[Stated exercise]: Within the listing below, locate all lines containing the word "that". Copy each one.

[Source data]:
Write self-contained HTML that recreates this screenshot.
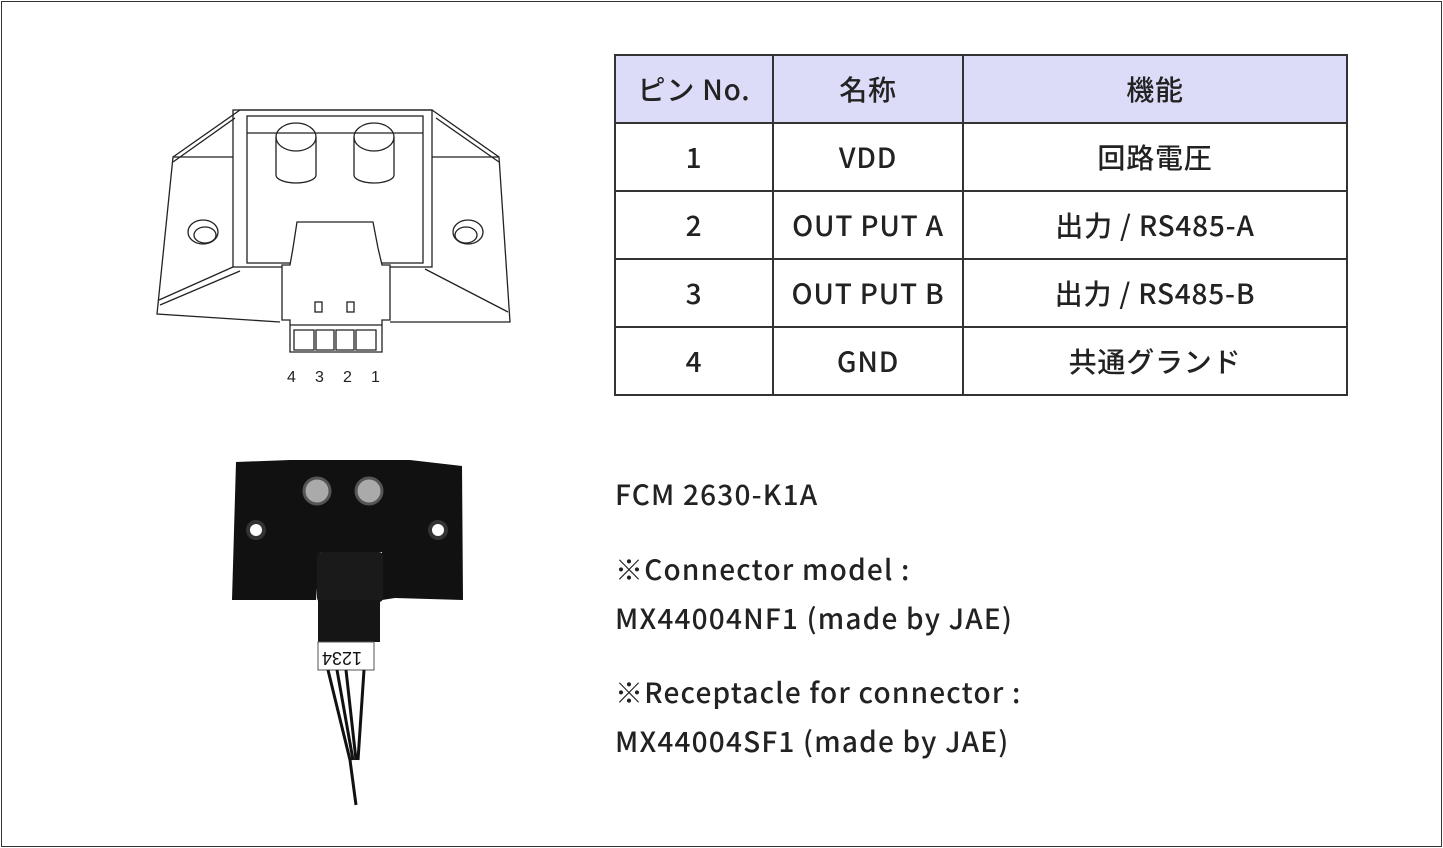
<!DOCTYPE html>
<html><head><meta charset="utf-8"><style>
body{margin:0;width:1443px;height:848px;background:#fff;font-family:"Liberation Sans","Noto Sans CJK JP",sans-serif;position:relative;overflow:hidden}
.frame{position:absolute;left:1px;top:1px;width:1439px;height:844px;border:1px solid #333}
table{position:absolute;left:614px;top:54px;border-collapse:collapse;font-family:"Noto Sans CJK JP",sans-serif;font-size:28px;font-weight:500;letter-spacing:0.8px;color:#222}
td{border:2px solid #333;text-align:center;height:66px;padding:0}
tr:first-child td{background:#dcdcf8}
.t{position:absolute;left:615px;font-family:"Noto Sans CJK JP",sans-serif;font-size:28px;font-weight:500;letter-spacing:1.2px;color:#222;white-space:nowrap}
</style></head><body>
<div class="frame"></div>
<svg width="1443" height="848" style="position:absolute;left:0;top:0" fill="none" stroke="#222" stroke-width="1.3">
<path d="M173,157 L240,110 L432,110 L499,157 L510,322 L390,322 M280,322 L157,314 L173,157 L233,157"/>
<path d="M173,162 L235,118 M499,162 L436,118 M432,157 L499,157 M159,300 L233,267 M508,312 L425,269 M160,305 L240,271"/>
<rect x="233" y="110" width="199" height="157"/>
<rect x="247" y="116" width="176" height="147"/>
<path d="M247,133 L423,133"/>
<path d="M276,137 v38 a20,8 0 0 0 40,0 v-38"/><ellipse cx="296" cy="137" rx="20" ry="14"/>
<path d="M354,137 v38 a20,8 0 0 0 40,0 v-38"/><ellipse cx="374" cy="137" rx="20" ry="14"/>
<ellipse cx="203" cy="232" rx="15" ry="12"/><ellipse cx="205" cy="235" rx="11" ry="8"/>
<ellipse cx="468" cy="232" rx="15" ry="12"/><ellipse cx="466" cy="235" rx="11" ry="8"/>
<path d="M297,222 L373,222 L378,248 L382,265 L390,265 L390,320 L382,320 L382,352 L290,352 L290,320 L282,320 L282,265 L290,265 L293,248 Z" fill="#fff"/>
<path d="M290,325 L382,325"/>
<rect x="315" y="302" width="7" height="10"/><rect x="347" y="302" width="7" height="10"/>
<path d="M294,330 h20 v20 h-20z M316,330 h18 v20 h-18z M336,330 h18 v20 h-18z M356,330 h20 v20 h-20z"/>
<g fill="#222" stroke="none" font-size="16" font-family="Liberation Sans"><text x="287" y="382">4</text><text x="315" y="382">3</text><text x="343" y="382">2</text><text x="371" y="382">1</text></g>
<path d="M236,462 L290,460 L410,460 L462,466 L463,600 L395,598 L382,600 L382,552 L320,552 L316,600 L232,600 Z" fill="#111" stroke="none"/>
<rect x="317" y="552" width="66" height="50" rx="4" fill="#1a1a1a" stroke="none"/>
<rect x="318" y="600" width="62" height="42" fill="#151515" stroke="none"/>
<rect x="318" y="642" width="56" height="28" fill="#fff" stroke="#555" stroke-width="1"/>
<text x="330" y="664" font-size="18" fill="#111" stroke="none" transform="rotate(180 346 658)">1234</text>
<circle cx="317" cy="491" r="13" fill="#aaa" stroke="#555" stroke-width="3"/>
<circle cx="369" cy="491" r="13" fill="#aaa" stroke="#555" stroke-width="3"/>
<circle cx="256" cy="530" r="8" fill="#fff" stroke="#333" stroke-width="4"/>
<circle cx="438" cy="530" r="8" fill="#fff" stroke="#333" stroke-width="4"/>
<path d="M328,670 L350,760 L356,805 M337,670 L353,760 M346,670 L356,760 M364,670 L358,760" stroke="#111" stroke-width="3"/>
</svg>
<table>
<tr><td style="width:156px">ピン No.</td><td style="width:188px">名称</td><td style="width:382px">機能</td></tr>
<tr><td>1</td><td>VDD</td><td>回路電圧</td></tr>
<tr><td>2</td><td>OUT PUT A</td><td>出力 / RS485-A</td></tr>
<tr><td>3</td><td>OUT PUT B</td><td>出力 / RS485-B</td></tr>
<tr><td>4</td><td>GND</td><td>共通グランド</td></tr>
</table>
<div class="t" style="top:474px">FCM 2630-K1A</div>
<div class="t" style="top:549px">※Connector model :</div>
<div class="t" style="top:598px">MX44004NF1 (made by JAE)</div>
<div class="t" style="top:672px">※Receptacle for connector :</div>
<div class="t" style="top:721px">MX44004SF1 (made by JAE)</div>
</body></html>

* * *

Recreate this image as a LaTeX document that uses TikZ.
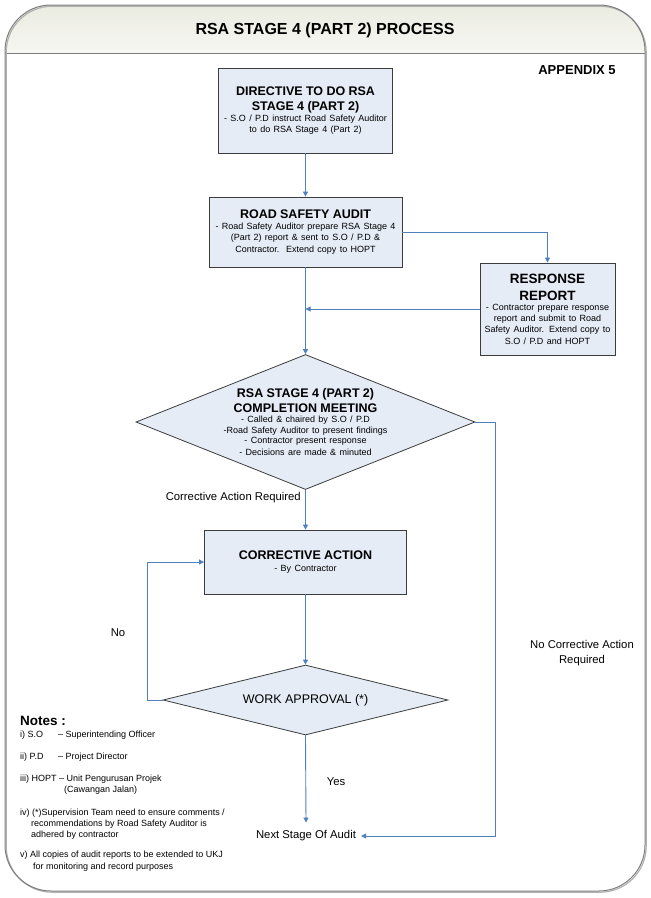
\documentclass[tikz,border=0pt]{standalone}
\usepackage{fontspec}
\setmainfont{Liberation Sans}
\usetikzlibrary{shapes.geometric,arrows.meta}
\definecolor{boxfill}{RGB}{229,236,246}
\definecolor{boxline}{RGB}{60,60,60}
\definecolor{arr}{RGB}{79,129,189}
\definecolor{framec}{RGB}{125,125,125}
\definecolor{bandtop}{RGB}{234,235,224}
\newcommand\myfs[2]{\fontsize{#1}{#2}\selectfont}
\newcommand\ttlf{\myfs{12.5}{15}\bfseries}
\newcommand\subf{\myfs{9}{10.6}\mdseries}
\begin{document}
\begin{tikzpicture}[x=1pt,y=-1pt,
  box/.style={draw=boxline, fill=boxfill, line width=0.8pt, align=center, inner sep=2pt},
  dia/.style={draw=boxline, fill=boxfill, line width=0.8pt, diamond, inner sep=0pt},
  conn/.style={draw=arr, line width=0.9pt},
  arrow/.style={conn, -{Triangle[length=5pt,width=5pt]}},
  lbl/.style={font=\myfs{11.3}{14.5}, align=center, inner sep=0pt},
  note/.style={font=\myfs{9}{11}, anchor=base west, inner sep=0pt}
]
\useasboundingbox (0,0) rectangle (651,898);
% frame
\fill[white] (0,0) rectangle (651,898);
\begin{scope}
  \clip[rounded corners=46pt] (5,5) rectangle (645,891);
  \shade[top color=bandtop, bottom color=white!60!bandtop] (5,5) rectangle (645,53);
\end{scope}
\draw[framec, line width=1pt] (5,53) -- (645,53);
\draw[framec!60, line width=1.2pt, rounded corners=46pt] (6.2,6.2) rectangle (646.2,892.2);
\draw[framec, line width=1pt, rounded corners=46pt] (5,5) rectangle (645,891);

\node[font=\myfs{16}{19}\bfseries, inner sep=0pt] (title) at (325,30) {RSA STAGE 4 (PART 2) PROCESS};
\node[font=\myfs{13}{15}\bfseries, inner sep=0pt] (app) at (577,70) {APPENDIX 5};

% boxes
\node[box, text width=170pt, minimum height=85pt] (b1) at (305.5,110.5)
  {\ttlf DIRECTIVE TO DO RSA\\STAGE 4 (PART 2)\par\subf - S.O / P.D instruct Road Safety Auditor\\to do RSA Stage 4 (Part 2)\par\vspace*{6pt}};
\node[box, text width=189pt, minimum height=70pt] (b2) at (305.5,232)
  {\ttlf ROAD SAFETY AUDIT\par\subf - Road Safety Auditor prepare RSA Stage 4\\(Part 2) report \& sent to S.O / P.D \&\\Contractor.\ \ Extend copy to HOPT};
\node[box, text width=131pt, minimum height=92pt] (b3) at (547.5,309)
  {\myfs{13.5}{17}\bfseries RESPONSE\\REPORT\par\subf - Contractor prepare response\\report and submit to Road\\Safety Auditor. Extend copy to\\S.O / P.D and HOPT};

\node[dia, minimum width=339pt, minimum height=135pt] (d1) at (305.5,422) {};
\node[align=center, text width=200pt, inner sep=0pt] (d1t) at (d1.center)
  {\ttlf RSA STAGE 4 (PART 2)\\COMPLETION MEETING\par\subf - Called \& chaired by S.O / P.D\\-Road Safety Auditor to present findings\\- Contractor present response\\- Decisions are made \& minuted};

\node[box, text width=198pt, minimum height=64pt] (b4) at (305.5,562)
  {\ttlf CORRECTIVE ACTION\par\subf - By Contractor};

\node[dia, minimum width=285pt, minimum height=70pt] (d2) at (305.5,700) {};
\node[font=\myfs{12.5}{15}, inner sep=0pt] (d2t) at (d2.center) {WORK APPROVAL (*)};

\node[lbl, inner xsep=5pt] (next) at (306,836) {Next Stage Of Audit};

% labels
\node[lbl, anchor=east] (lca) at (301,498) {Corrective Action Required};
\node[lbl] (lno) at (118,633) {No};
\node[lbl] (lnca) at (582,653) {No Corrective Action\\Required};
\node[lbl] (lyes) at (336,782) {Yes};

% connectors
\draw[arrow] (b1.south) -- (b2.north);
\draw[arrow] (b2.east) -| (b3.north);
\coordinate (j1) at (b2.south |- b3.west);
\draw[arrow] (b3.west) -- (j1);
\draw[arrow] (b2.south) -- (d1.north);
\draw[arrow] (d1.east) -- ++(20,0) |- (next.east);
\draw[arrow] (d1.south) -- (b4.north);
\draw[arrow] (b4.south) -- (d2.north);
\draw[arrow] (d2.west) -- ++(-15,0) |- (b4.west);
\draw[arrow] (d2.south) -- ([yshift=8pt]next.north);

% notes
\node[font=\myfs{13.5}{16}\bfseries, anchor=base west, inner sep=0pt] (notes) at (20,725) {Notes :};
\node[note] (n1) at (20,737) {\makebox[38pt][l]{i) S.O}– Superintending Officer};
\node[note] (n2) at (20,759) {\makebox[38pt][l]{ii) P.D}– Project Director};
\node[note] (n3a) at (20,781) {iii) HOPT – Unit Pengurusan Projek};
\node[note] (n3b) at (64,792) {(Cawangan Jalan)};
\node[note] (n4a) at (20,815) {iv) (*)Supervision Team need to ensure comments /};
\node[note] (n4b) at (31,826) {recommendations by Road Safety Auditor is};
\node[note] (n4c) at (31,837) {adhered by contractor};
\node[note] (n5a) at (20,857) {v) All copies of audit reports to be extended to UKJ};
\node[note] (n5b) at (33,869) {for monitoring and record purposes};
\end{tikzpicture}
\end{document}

[Response for this exercise]:
Write self-contained HTML that recreates this screenshot.
Recreate this image as a LaTeX document that uses TikZ.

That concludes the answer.